[Requirement]: Reproduce the listing exactly, with no pictures in your copy.

[Dataset section]:
· · · ·

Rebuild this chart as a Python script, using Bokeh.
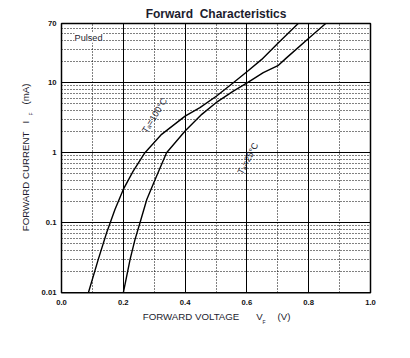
from math import log10
from bokeh.plotting import figure
from bokeh.models import Range1d, FixedTicker, Label, CustomJSTickFormatter
from bokeh.embed import file_html
from bokeh.resources import INLINE

# ---- data ----
v_100 = [0.087, 0.119, 0.146, 0.173, 0.200, 0.232, 0.270, 0.324, 0.400, 0.448,
         0.502, 0.556, 0.602, 0.648, 0.702, 0.766]
i_100 = [0.010, 0.030, 0.072, 0.155, 0.299, 0.546, 1.00, 1.83, 3.33, 4.40,
         6.46, 10.0, 14.6, 21.5, 37.3, 70.0]

v_25 = [0.200, 0.222, 0.238, 0.254, 0.276, 0.303, 0.340, 0.400, 0.454, 0.500,
        0.556, 0.602, 0.653, 0.702, 0.729, 0.802, 0.855]
i_25 = [0.010, 0.030, 0.058, 0.100, 0.215, 0.416, 1.00, 2.04, 3.53, 5.18,
        7.59, 10.0, 13.9, 17.7, 22.8, 43.9, 70.0]

x_ticks = [0.0, 0.2, 0.4, 0.6, 0.8, 1.0]
x_minor = [0.1, 0.3, 0.5, 0.7, 0.9]
y_ticks = [0.01, 0.1, 1, 10, 70]
y_minor = [0.02, 0.03, 0.04, 0.05, 0.06, 0.07, 0.08, 0.09,
           0.2, 0.3, 0.4, 0.5, 0.6, 0.7, 0.8, 0.9,
           2, 3, 4, 5, 6, 7, 8, 9,
           20, 30, 40, 50, 60]

FONT = "Liberation Sans"
TXT = "#1c1c2e"

# ---- layout: the plotting box sits at canvas x 61..370, y 23..292.3 ----
W, H = 400, 350
BOX_L, BOX_W = 61.0, 309.0
BOX_T, BOX_H = 23.0, 269.3
x_lo, x_hi = x_ticks[0], x_ticks[-1]
y_lo, y_hi = y_ticks[0], y_ticks[-1]
dec_px = BOX_H / (log10(y_hi) - log10(y_lo))


def vx(px):  # canvas x pixel -> data x
    return x_lo + (px - BOX_L) / BOX_W * (x_hi - x_lo)


def iy(py):  # canvas y pixel -> data y (log)
    return 10 ** (log10(y_hi) - (py - BOX_T) / dec_px)


p = figure(width=W, height=H, x_range=Range1d(vx(0), vx(W)), y_range=Range1d(iy(H), iy(0)),
           y_axis_type="log", output_backend="svg", toolbar_location=None, min_border=0)
p.background_fill_color = "white"
p.border_fill_color = "white"
p.outline_line_color = None

xt = FixedTicker(ticks=x_ticks, minor_ticks=x_minor)
yt = FixedTicker(ticks=y_ticks, minor_ticks=y_minor)
p.xaxis.ticker = xt
p.yaxis.ticker = yt
p.xaxis.formatter = CustomJSTickFormatter(code="return tick.toFixed(1);")
p.yaxis.formatter = CustomJSTickFormatter(code="return String(tick);")
p.xaxis.fixed_location = y_lo
p.yaxis.fixed_location = x_lo

for ax in (p.xaxis, p.yaxis):
    ax.axis_line_color = None
    ax.major_tick_line_color = None
    ax.minor_tick_line_color = None
    ax.major_tick_out = 0
    ax.major_tick_in = 0
    ax.minor_tick_out = 0
    ax.minor_tick_in = 0
    ax.major_label_text_font = FONT
    ax.major_label_text_font_size = "7.7px"
    ax.major_label_text_font_style = "bold"
    ax.major_label_text_color = "#111111"
p.xaxis.major_label_standoff = 7
p.yaxis.major_label_standoff = 5

grid_style = dict(line_color="black", line_width=1)
xg, yg = p.xgrid[0], p.ygrid[0]
if "cross_bounds" in xg.properties():
    xg.ticker = xt
    yg.ticker = yt
    xg.bounds = (x_lo, x_hi)
    xg.cross_bounds = (y_lo, y_hi)
    yg.bounds = (y_lo, y_hi)
    yg.cross_bounds = (x_lo, x_hi)
    for g in (xg, yg):
        g.grid_line_color = "black"
        g.grid_line_alpha = 1.0
        g.grid_line_width = 1
        g.minor_grid_line_color = "black"
        g.minor_grid_line_alpha = 1.0
        g.minor_grid_line_width = 1
        g.minor_grid_line_dash = "1 2"
else:
    xg.visible = False
    yg.visible = False
    p.segment(x0=x_ticks, x1=x_ticks, y0=[y_lo] * len(x_ticks), y1=[y_hi] * len(x_ticks), **grid_style)
    p.segment(x0=x_minor, x1=x_minor, y0=[y_lo] * len(x_minor), y1=[y_hi] * len(x_minor),
              line_dash="1 2", **grid_style)
    p.segment(x0=[x_lo] * len(y_ticks), x1=[x_hi] * len(y_ticks), y0=y_ticks, y1=y_ticks, **grid_style)
    p.segment(x0=[x_lo] * len(y_minor), x1=[x_hi] * len(y_minor), y0=y_minor, y1=y_minor,
              line_dash="1 2", **grid_style)

# plotting box outline
p.quad(left=[x_lo], right=[x_hi], bottom=[y_lo], top=[y_hi],
       fill_color=None, line_color="black", line_width=1.5)

p.line(v_100, i_100, line_color="black", line_width=1.4)
p.line(v_25, i_25, line_color="black", line_width=1.4)


def lab(px, py, text, size, style="normal", angle=0, align="left", baseline="middle", **kw):
    # px, py: page pixel position (page = canvas + 1)
    p.add_layout(Label(x=vx(px - 1), y=iy(py - 1), text=text, text_font=FONT,
                       text_font_size=size, text_font_style=style, text_color=TXT,
                       angle=angle, angle_units="deg",
                       text_align=align, text_baseline=baseline, **kw))


# title
lab(216.5, 14.5, "Forward\u00a0 Characteristics", "12px", style="bold", align="center")
# pulsed note
lab(75, 38.3, "Pulsed", "9.2px", background_fill_color="white")
# curve labels
lab(155, 116, "T\u2090=100\u00b0C", "9px", angle=58, align="center")
lab(248.5, 159, "T\u2090=25\u00b0C", "9px", angle=62, align="center")
# y-axis label
lab(25.5, 231.7, "FORWARD CURRENT", "9.7px", angle=90)
lab(25.5, 124, "I", "9.7px", angle=90)
lab(31.5, 116, "F", "5px", angle=90)
lab(25.5, 105, "(mA)", "9.7px", angle=90)
# x-axis label
lab(143.3, 317.3, "FORWARD VOLTAGE", "9.7px")
lab(256.7, 317.3, "V", "9.7px")
lab(263, 322.5, "F", "5px")
lab(278, 317.3, "(V)", "9.7px")

open("out.html", "w").write(file_html(p, INLINE))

· · · ·

[Reply to the exercise]:
Rebuild this chart as a Python script, using Bokeh.
from math import log10
from bokeh.plotting import figure
from bokeh.models import Range1d, FixedTicker, Label, CustomJSTickFormatter
from bokeh.embed import file_html
from bokeh.resources import INLINE

# ---- data ----
v_100 = [0.087, 0.119, 0.146, 0.173, 0.200, 0.232, 0.270, 0.324, 0.400, 0.448,
         0.502, 0.556, 0.602, 0.648, 0.702, 0.766]
i_100 = [0.010, 0.030, 0.072, 0.155, 0.299, 0.546, 1.00, 1.83, 3.33, 4.40,
         6.46, 10.0, 14.6, 21.5, 37.3, 70.0]

v_25 = [0.200, 0.222, 0.238, 0.254, 0.276, 0.303, 0.340, 0.400, 0.454, 0.500,
        0.556, 0.602, 0.653, 0.702, 0.729, 0.802, 0.855]
i_25 = [0.010, 0.030, 0.058, 0.100, 0.215, 0.416, 1.00, 2.04, 3.53, 5.18,
        7.59, 10.0, 13.9, 17.7, 22.8, 43.9, 70.0]

x_ticks = [0.0, 0.2, 0.4, 0.6, 0.8, 1.0]
x_minor = [0.1, 0.3, 0.5, 0.7, 0.9]
y_ticks = [0.01, 0.1, 1, 10, 70]
y_minor = [0.02, 0.03, 0.04, 0.05, 0.06, 0.07, 0.08, 0.09,
           0.2, 0.3, 0.4, 0.5, 0.6, 0.7, 0.8, 0.9,
           2, 3, 4, 5, 6, 7, 8, 9,
           20, 30, 40, 50, 60]

FONT = "Liberation Sans"
TXT = "#1c1c2e"

# ---- layout: the plotting box sits at canvas x 61..370, y 23..292.3 ----
W, H = 400, 350
BOX_L, BOX_W = 61.0, 309.0
BOX_T, BOX_H = 23.0, 269.3
x_lo, x_hi = x_ticks[0], x_ticks[-1]
y_lo, y_hi = y_ticks[0], y_ticks[-1]
dec_px = BOX_H / (log10(y_hi) - log10(y_lo))


def vx(px):  # canvas x pixel -> data x
    return x_lo + (px - BOX_L) / BOX_W * (x_hi - x_lo)


def iy(py):  # canvas y pixel -> data y (log)
    return 10 ** (log10(y_hi) - (py - BOX_T) / dec_px)


p = figure(width=W, height=H, x_range=Range1d(vx(0), vx(W)), y_range=Range1d(iy(H), iy(0)),
           y_axis_type="log", output_backend="svg", toolbar_location=None, min_border=0)
p.background_fill_color = "white"
p.border_fill_color = "white"
p.outline_line_color = None

xt = FixedTicker(ticks=x_ticks, minor_ticks=x_minor)
yt = FixedTicker(ticks=y_ticks, minor_ticks=y_minor)
p.xaxis.ticker = xt
p.yaxis.ticker = yt
p.xaxis.formatter = CustomJSTickFormatter(code="return tick.toFixed(1);")
p.yaxis.formatter = CustomJSTickFormatter(code="return String(tick);")
p.xaxis.fixed_location = y_lo
p.yaxis.fixed_location = x_lo

for ax in (p.xaxis, p.yaxis):
    ax.axis_line_color = None
    ax.major_tick_line_color = None
    ax.minor_tick_line_color = None
    ax.major_tick_out = 0
    ax.major_tick_in = 0
    ax.minor_tick_out = 0
    ax.minor_tick_in = 0
    ax.major_label_text_font = FONT
    ax.major_label_text_font_size = "7.7px"
    ax.major_label_text_font_style = "bold"
    ax.major_label_text_color = "#111111"
p.xaxis.major_label_standoff = 7
p.yaxis.major_label_standoff = 5

grid_style = dict(line_color="black", line_width=1)
xg, yg = p.xgrid[0], p.ygrid[0]
if "cross_bounds" in xg.properties():
    xg.ticker = xt
    yg.ticker = yt
    xg.bounds = (x_lo, x_hi)
    xg.cross_bounds = (y_lo, y_hi)
    yg.bounds = (y_lo, y_hi)
    yg.cross_bounds = (x_lo, x_hi)
    for g in (xg, yg):
        g.grid_line_color = "black"
        g.grid_line_alpha = 1.0
        g.grid_line_width = 1
        g.minor_grid_line_color = "black"
        g.minor_grid_line_alpha = 1.0
        g.minor_grid_line_width = 1
        g.minor_grid_line_dash = "1 2"
else:
    xg.visible = False
    yg.visible = False
    p.segment(x0=x_ticks, x1=x_ticks, y0=[y_lo] * len(x_ticks), y1=[y_hi] * len(x_ticks), **grid_style)
    p.segment(x0=x_minor, x1=x_minor, y0=[y_lo] * len(x_minor), y1=[y_hi] * len(x_minor),
              line_dash="1 2", **grid_style)
    p.segment(x0=[x_lo] * len(y_ticks), x1=[x_hi] * len(y_ticks), y0=y_ticks, y1=y_ticks, **grid_style)
    p.segment(x0=[x_lo] * len(y_minor), x1=[x_hi] * len(y_minor), y0=y_minor, y1=y_minor,
              line_dash="1 2", **grid_style)

# plotting box outline
p.quad(left=[x_lo], right=[x_hi], bottom=[y_lo], top=[y_hi],
       fill_color=None, line_color="black", line_width=1.5)

p.line(v_100, i_100, line_color="black", line_width=1.4)
p.line(v_25, i_25, line_color="black", line_width=1.4)


def lab(px, py, text, size, style="normal", angle=0, align="left", baseline="middle", **kw):
    # px, py: page pixel position (page = canvas + 1)
    p.add_layout(Label(x=vx(px - 1), y=iy(py - 1), text=text, text_font=FONT,
                       text_font_size=size, text_font_style=style, text_color=TXT,
                       angle=angle, angle_units="deg",
                       text_align=align, text_baseline=baseline, **kw))


# title
lab(216.5, 14.5, "Forward\u00a0 Characteristics", "12px", style="bold", align="center")
# pulsed note
lab(75, 38.3, "Pulsed", "9.2px", background_fill_color="white")
# curve labels
lab(155, 116, "T\u2090=100\u00b0C", "9px", angle=58, align="center")
lab(248.5, 159, "T\u2090=25\u00b0C", "9px", angle=62, align="center")
# y-axis label
lab(25.5, 231.7, "FORWARD CURRENT", "9.7px", angle=90)
lab(25.5, 124, "I", "9.7px", angle=90)
lab(31.5, 116, "F", "5px", angle=90)
lab(25.5, 105, "(mA)", "9.7px", angle=90)
# x-axis label
lab(143.3, 317.3, "FORWARD VOLTAGE", "9.7px")
lab(256.7, 317.3, "V", "9.7px")
lab(263, 322.5, "F", "5px")
lab(278, 317.3, "(V)", "9.7px")

open("out.html", "w").write(file_html(p, INLINE))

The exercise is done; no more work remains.